La même année 1953, de retour aux États-Unis, Adrienne Rich épouse l’économiste Alfred H. Conrad, qui sera le père de ses trois enfants. Ensemble ils luttent contre l’injustice sociale, pour la défense des droits civiques et pour les droits des femmes. En 1966, le couple s’installe à New York. À l’Université de Columbia, où elle enseigne la poésie, Adrienne Rich va plus avant dans ses engagements. Le couple se sépare. En 1970, Alfred Conrad met fin à ses jours.
En 1976 commence une nouvelle vie pour Adrienne Rich. Elle vit aux côtés de la romancière et éditrice Michelle Cliff, d’origine jamaïcaine. La même année, Adrienne Rich publie Twenty-One Love Poems. Ensemble les deux amantes dirigent un journal littéraire et artistique lesbien dans lequel publie Adrienne Rich. Dans ses articles, l’essayiste aborde ses thèmes de prédilection : le pacifisme, la maternité, le racisme, la violence exercée à l’encontre des femmes, le féminisme, l’homosexualité… La poète vit à Santa Cruz (Californie) avec sa compagne jusqu’à sa mort.

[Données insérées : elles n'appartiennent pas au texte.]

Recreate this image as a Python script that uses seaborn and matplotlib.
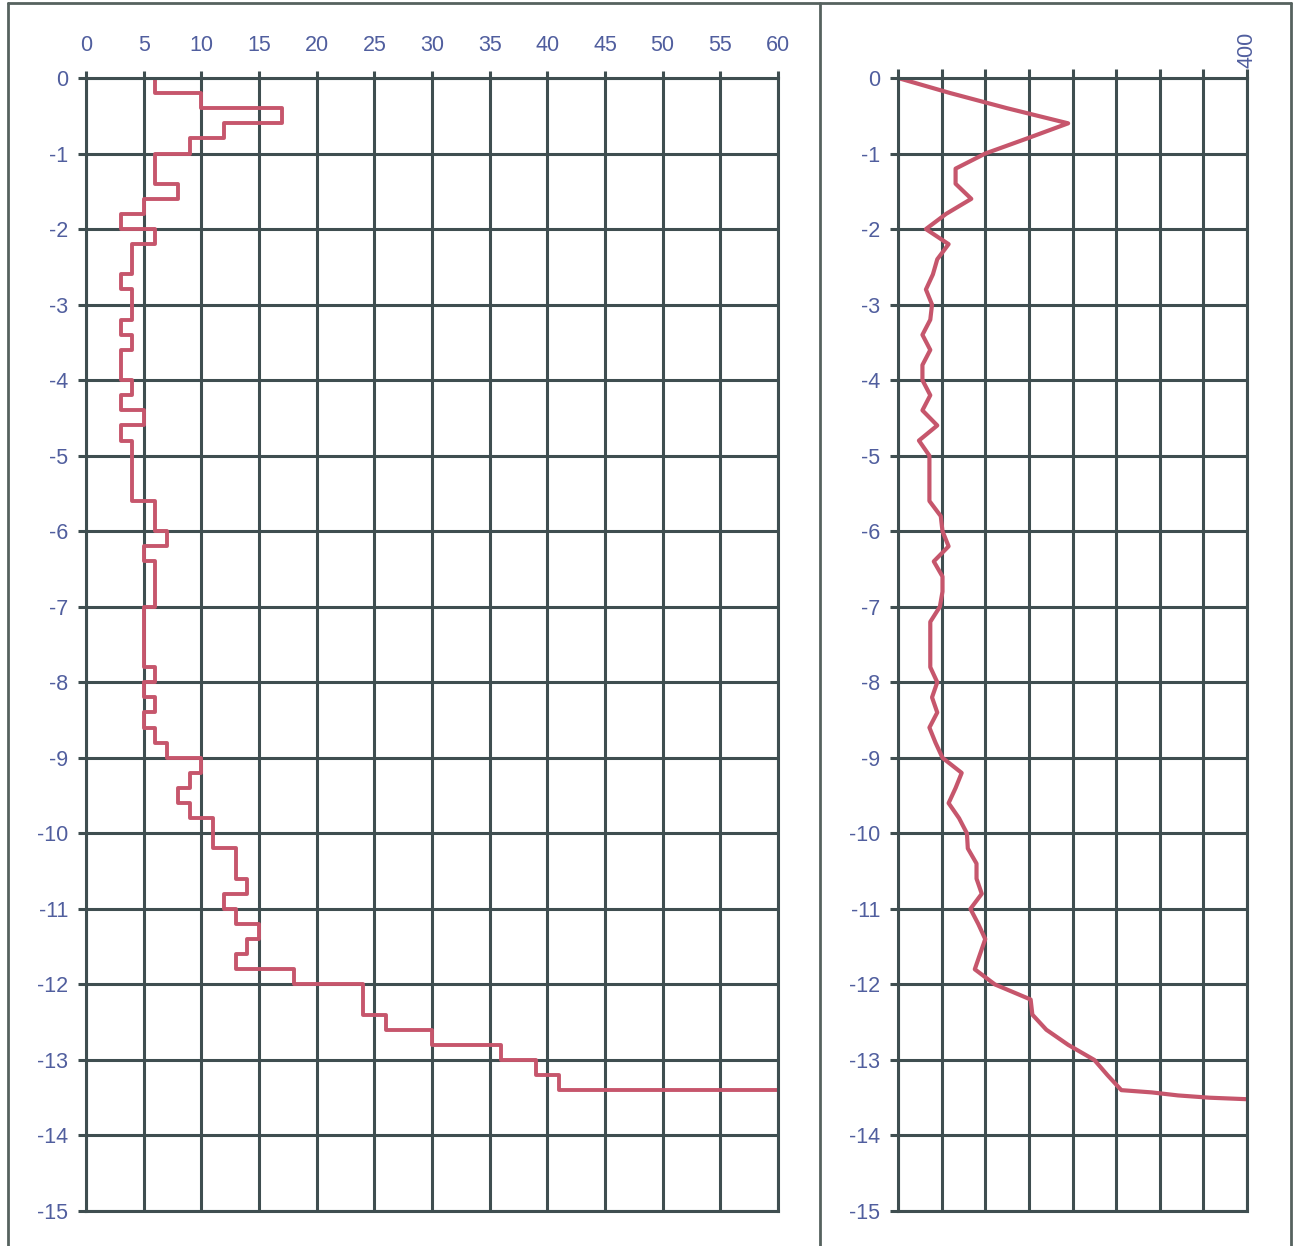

« [L]a poésie [d’Adrienne Rich] conserve l’empreinte de son cheminement personnel et politique. Ses poèmes sont, à ses débuts, composés suivant une technique de montage cinématographique, puis sa voix s’affermit, soutenue par sa détermination à « agir d’emblée et ouvertement comme une femme ayant un corps de femme et une expérience de femme. » (Chantal Bizzini)

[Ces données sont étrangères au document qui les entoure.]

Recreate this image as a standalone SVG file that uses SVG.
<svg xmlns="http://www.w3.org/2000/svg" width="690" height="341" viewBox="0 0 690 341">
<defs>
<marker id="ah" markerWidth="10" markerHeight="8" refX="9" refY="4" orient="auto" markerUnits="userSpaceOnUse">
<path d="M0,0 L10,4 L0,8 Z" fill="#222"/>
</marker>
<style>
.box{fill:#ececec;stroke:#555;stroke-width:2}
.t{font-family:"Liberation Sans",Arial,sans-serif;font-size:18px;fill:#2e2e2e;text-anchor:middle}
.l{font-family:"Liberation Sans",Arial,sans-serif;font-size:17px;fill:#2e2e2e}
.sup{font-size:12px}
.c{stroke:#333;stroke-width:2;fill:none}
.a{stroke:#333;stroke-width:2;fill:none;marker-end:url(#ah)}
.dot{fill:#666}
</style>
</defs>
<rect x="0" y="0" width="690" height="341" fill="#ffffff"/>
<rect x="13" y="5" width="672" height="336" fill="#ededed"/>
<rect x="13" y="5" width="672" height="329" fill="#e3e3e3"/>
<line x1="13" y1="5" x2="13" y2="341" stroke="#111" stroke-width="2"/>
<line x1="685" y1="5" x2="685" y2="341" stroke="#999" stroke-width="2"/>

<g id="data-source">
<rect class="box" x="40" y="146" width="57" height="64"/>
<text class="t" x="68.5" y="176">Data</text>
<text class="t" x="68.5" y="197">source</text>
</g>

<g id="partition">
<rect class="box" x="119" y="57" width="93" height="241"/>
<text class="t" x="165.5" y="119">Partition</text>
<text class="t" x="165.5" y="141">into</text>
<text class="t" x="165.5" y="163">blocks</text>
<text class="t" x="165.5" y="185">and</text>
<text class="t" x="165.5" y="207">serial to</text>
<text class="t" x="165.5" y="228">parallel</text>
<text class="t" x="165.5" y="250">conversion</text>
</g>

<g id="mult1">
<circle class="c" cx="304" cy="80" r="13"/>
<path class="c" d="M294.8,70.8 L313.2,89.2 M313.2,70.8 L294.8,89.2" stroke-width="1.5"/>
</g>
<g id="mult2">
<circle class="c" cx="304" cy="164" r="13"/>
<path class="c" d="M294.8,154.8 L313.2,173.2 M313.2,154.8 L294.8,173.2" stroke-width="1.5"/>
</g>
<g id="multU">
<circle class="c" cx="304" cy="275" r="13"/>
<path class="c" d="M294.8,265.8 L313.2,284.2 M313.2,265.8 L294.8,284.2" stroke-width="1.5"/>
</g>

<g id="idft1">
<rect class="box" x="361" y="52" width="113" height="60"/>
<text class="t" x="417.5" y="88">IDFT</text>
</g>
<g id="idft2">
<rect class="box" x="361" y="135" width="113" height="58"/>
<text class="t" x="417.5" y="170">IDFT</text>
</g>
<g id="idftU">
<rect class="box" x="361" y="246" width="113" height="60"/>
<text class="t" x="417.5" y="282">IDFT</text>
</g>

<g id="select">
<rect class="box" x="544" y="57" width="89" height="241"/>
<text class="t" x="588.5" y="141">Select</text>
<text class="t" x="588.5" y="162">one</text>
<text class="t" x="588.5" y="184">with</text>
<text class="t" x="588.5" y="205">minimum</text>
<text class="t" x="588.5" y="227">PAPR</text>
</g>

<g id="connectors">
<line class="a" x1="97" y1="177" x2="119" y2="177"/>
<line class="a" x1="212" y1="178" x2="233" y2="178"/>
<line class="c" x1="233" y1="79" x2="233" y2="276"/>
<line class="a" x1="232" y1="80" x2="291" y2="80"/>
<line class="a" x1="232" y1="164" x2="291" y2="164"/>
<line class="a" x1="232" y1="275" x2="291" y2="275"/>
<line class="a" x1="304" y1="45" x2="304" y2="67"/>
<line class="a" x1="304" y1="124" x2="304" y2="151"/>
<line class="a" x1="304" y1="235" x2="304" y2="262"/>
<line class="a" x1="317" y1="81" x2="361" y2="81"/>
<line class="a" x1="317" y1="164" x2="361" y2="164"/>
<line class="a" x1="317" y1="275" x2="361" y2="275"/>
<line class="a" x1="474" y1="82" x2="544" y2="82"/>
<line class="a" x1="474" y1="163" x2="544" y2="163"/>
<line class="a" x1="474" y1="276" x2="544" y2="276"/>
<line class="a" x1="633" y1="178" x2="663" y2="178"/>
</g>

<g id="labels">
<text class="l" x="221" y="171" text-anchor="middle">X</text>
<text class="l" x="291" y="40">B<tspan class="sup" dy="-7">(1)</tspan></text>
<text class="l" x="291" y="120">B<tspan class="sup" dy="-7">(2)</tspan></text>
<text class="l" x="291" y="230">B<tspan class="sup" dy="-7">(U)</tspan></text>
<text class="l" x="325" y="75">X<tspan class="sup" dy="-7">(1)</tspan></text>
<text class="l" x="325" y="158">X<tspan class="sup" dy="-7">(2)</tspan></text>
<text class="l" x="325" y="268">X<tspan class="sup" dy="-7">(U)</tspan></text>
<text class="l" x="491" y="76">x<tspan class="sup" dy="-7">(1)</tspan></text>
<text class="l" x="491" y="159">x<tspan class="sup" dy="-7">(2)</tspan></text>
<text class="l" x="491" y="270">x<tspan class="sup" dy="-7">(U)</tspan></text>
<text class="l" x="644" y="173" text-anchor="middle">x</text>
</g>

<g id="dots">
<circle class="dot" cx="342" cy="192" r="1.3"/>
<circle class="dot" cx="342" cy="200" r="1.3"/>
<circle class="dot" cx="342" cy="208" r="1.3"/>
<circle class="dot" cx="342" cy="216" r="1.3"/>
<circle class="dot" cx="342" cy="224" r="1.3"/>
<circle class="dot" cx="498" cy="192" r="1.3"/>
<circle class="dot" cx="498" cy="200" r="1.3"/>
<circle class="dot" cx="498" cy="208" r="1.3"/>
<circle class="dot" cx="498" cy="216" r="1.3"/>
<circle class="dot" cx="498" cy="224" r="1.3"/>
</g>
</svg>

« Adrienne Rich parle pour tous ceux qui n’ont pas la parole, par le témoignage ou par la fable ; elle rappelle ce qui a été oublié, réinvente la vie des femmes et des hommes là où leur trace a été effacée. » (Chantal Bizzini)
HERE IS A MAP OF OUR COUNTRY
Here is a map of our country :
here is the Sea of Indifference, glazed with salt
This is the haunted river flowing from brow to groin
we dare not taste its water
This is the desert where missiles are planted like corms
This is the breadbasket of foreclosed farms
This is the birthplace of the rockabilly boy
This is the cemetery of the poor
who died for democracy This is a battlefield
from a nineteenth-century war the shrine is famous
This is the sea-town of nymph and story when the fishing fleets
went bankrupt here is where the jobs are on the pier
processing frozen fishsticks hourly wages and no shares
These are other battlefields Centralia Detroit
here are the forests primeval the copper the silver lodes
These are the suburbs of acquiescence silence rising fumelike
from the streets
This is the capital of money and dolor whose spires
flare up through air inversions whose bridges are crumbling
whose children are drifting blind alleys pent
between coiled rolls of razor wire
I promised to show you a map you say but this is a mural
then yes it it be these are small distinctions
where do we see it from is the question
Adrienne Rich, An Atlas of the Difficult World: Poems, 1988-1991, W.W. Norton, New York City (NY), 1991, page 6.
[VOICI UNE CARTE DE NOTRE PAYS]
Voici une carte de notre pays :
voici la Mer de l’Indifférence, glacée de sel,
C’est la rivière hantée, coulant des sourcils à l’aine,
nous n’osons pas goûter son eau,
C’est le désert, où des missiles sont plantés comme des bulbes,
C’est le grenier à blé des fermes hypothéquées,
C’est le lieu de naissance du rockabilly boy,
C’est le cimetière des pauvres
qui sont morts pour la démocratie C’est le champ de bataille
d’une guerre du dix-neuvième siècle, la chapelle en est célèbre,
C’est la ville balnéaire du mythe et de l’histoire, quand les flottes de pêcheurs
ont fait faillite, c’est ici qu’il y avait du travail, sur le quai,
on traitait des bâtonnets de poisson congelés, salaires journaliers, sans intéressement,
Voici d’autres champs de bataille, Centralia, Detroit,
là sont les forêts vierges, le cuivre, les gisements d’argent,
Voici les banlieues de l’acquiescement, le silence monte des rues,
comme une fumée,
Voici la capitale de l’argent et de la douleur dont les tours
s’enflamment sous les courants inverses de l’air, dont les ponts s’effritent,
dont les enfants flânent dans des voies sans issue, confinés
entre les spirales de fils barbelés
j’ai promis de te montrer une carte, dis-tu, mais c’est une fresque,
eh bien oui, il y a quelques petites nuances,
savoir d’où l’on regarde, c’est la question.
Adrienne Rich, Un atlas du monde difficile in Paroles d’un monde difficile, Poèmes 1988-2004, éditions La rumeur libre, Série mεtaphrasi | Domaine américain, 2019, page 32. Traduit de l’anglais (États-Unis) par Chantal Bizzini.